> **Data segment**

::::::

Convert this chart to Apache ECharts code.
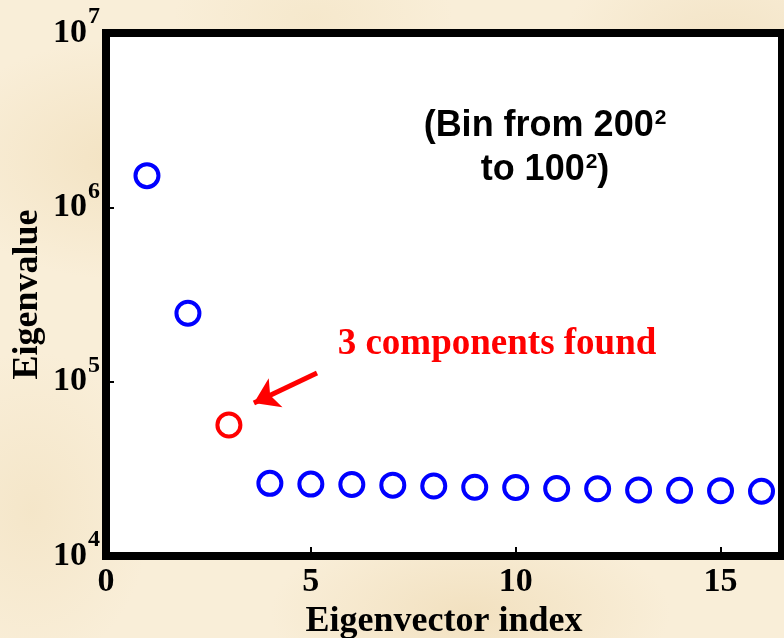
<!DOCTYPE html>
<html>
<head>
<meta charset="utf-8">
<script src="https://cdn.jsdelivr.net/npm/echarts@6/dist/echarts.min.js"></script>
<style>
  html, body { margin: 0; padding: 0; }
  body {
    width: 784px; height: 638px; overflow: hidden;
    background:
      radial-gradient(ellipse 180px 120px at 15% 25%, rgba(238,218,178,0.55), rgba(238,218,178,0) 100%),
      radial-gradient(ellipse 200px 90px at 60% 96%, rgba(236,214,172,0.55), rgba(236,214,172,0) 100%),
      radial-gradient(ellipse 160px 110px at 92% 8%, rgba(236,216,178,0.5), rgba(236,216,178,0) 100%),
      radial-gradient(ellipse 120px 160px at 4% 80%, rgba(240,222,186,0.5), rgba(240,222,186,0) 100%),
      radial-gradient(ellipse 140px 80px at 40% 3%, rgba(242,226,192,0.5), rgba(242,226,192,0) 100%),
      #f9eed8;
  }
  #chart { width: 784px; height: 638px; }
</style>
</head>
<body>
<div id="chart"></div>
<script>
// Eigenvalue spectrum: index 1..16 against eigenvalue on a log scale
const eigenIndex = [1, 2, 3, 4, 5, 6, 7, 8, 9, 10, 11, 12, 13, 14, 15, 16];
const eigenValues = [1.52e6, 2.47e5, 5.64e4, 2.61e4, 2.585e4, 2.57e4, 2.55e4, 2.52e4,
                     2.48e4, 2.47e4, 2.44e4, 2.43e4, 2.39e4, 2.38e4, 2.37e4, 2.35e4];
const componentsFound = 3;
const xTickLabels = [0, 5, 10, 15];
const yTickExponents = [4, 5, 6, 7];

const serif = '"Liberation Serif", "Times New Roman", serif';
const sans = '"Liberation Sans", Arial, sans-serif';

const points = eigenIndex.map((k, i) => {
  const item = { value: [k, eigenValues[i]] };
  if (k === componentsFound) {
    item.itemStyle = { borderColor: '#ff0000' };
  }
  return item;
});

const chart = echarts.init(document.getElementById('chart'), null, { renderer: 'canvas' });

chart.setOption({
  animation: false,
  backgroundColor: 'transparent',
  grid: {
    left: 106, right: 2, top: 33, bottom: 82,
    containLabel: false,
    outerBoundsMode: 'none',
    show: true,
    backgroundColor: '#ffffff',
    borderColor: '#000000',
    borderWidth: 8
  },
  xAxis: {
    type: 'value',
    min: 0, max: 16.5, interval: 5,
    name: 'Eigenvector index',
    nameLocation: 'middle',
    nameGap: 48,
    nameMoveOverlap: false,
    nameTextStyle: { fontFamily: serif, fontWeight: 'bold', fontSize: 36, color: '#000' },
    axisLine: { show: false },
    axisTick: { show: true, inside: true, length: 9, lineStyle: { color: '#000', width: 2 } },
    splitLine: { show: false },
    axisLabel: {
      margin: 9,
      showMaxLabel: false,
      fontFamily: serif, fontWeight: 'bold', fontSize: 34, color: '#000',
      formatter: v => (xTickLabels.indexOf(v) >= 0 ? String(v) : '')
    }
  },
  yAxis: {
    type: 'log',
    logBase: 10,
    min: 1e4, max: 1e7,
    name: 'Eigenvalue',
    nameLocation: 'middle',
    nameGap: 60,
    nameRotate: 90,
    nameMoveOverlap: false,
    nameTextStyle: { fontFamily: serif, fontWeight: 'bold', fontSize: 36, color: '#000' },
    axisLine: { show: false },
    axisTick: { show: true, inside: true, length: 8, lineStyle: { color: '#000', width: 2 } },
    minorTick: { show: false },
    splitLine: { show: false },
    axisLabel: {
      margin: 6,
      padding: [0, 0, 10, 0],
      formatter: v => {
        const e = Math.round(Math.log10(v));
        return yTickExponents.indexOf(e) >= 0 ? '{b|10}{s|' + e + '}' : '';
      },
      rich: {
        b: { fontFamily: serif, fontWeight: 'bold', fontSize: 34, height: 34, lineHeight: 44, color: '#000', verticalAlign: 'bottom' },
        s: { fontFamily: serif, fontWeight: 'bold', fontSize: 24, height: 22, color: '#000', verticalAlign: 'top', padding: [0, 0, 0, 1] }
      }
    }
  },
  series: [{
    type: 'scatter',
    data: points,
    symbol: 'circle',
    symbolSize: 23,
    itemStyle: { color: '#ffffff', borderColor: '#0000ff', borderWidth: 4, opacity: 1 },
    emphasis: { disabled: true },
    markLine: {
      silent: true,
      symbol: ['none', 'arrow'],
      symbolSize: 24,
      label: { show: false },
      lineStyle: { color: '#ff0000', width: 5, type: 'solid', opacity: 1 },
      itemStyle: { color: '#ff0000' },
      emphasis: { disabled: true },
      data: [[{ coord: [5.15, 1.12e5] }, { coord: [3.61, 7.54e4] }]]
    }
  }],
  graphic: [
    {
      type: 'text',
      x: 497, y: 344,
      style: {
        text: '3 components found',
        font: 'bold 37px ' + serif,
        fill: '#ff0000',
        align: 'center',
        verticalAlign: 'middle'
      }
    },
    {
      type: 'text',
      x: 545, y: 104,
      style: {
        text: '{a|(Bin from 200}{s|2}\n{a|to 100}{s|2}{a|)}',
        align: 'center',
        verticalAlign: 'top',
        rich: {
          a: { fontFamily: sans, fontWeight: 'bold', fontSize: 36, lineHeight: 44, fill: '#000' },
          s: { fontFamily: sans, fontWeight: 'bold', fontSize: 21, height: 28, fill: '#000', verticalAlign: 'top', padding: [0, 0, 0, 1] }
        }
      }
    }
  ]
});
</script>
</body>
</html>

::::::

> **Required work**
Without the pictures, output the full listing exactly as it stands.

> **Answer to this task**
Convert this chart to Apache ECharts code.
<!DOCTYPE html>
<html>
<head>
<meta charset="utf-8">
<script src="https://cdn.jsdelivr.net/npm/echarts@6/dist/echarts.min.js"></script>
<style>
  html, body { margin: 0; padding: 0; }
  body {
    width: 784px; height: 638px; overflow: hidden;
    background:
      radial-gradient(ellipse 180px 120px at 15% 25%, rgba(238,218,178,0.55), rgba(238,218,178,0) 100%),
      radial-gradient(ellipse 200px 90px at 60% 96%, rgba(236,214,172,0.55), rgba(236,214,172,0) 100%),
      radial-gradient(ellipse 160px 110px at 92% 8%, rgba(236,216,178,0.5), rgba(236,216,178,0) 100%),
      radial-gradient(ellipse 120px 160px at 4% 80%, rgba(240,222,186,0.5), rgba(240,222,186,0) 100%),
      radial-gradient(ellipse 140px 80px at 40% 3%, rgba(242,226,192,0.5), rgba(242,226,192,0) 100%),
      #f9eed8;
  }
  #chart { width: 784px; height: 638px; }
</style>
</head>
<body>
<div id="chart"></div>
<script>
// Eigenvalue spectrum: index 1..16 against eigenvalue on a log scale
const eigenIndex = [1, 2, 3, 4, 5, 6, 7, 8, 9, 10, 11, 12, 13, 14, 15, 16];
const eigenValues = [1.52e6, 2.47e5, 5.64e4, 2.61e4, 2.585e4, 2.57e4, 2.55e4, 2.52e4,
                     2.48e4, 2.47e4, 2.44e4, 2.43e4, 2.39e4, 2.38e4, 2.37e4, 2.35e4];
const componentsFound = 3;
const xTickLabels = [0, 5, 10, 15];
const yTickExponents = [4, 5, 6, 7];

const serif = '"Liberation Serif", "Times New Roman", serif';
const sans = '"Liberation Sans", Arial, sans-serif';

const points = eigenIndex.map((k, i) => {
  const item = { value: [k, eigenValues[i]] };
  if (k === componentsFound) {
    item.itemStyle = { borderColor: '#ff0000' };
  }
  return item;
});

const chart = echarts.init(document.getElementById('chart'), null, { renderer: 'canvas' });

chart.setOption({
  animation: false,
  backgroundColor: 'transparent',
  grid: {
    left: 106, right: 2, top: 33, bottom: 82,
    containLabel: false,
    outerBoundsMode: 'none',
    show: true,
    backgroundColor: '#ffffff',
    borderColor: '#000000',
    borderWidth: 8
  },
  xAxis: {
    type: 'value',
    min: 0, max: 16.5, interval: 5,
    name: 'Eigenvector index',
    nameLocation: 'middle',
    nameGap: 48,
    nameMoveOverlap: false,
    nameTextStyle: { fontFamily: serif, fontWeight: 'bold', fontSize: 36, color: '#000' },
    axisLine: { show: false },
    axisTick: { show: true, inside: true, length: 9, lineStyle: { color: '#000', width: 2 } },
    splitLine: { show: false },
    axisLabel: {
      margin: 9,
      showMaxLabel: false,
      fontFamily: serif, fontWeight: 'bold', fontSize: 34, color: '#000',
      formatter: v => (xTickLabels.indexOf(v) >= 0 ? String(v) : '')
    }
  },
  yAxis: {
    type: 'log',
    logBase: 10,
    min: 1e4, max: 1e7,
    name: 'Eigenvalue',
    nameLocation: 'middle',
    nameGap: 60,
    nameRotate: 90,
    nameMoveOverlap: false,
    nameTextStyle: { fontFamily: serif, fontWeight: 'bold', fontSize: 36, color: '#000' },
    axisLine: { show: false },
    axisTick: { show: true, inside: true, length: 8, lineStyle: { color: '#000', width: 2 } },
    minorTick: { show: false },
    splitLine: { show: false },
    axisLabel: {
      margin: 6,
      padding: [0, 0, 10, 0],
      formatter: v => {
        const e = Math.round(Math.log10(v));
        return yTickExponents.indexOf(e) >= 0 ? '{b|10}{s|' + e + '}' : '';
      },
      rich: {
        b: { fontFamily: serif, fontWeight: 'bold', fontSize: 34, height: 34, lineHeight: 44, color: '#000', verticalAlign: 'bottom' },
        s: { fontFamily: serif, fontWeight: 'bold', fontSize: 24, height: 22, color: '#000', verticalAlign: 'top', padding: [0, 0, 0, 1] }
      }
    }
  },
  series: [{
    type: 'scatter',
    data: points,
    symbol: 'circle',
    symbolSize: 23,
    itemStyle: { color: '#ffffff', borderColor: '#0000ff', borderWidth: 4, opacity: 1 },
    emphasis: { disabled: true },
    markLine: {
      silent: true,
      symbol: ['none', 'arrow'],
      symbolSize: 24,
      label: { show: false },
      lineStyle: { color: '#ff0000', width: 5, type: 'solid', opacity: 1 },
      itemStyle: { color: '#ff0000' },
      emphasis: { disabled: true },
      data: [[{ coord: [5.15, 1.12e5] }, { coord: [3.61, 7.54e4] }]]
    }
  }],
  graphic: [
    {
      type: 'text',
      x: 497, y: 344,
      style: {
        text: '3 components found',
        font: 'bold 37px ' + serif,
        fill: '#ff0000',
        align: 'center',
        verticalAlign: 'middle'
      }
    },
    {
      type: 'text',
      x: 545, y: 104,
      style: {
        text: '{a|(Bin from 200}{s|2}\n{a|to 100}{s|2}{a|)}',
        align: 'center',
        verticalAlign: 'top',
        rich: {
          a: { fontFamily: sans, fontWeight: 'bold', fontSize: 36, lineHeight: 44, fill: '#000' },
          s: { fontFamily: sans, fontWeight: 'bold', fontSize: 21, height: 28, fill: '#000', verticalAlign: 'top', padding: [0, 0, 0, 1] }
        }
      }
    }
  ]
});
</script>
</body>
</html>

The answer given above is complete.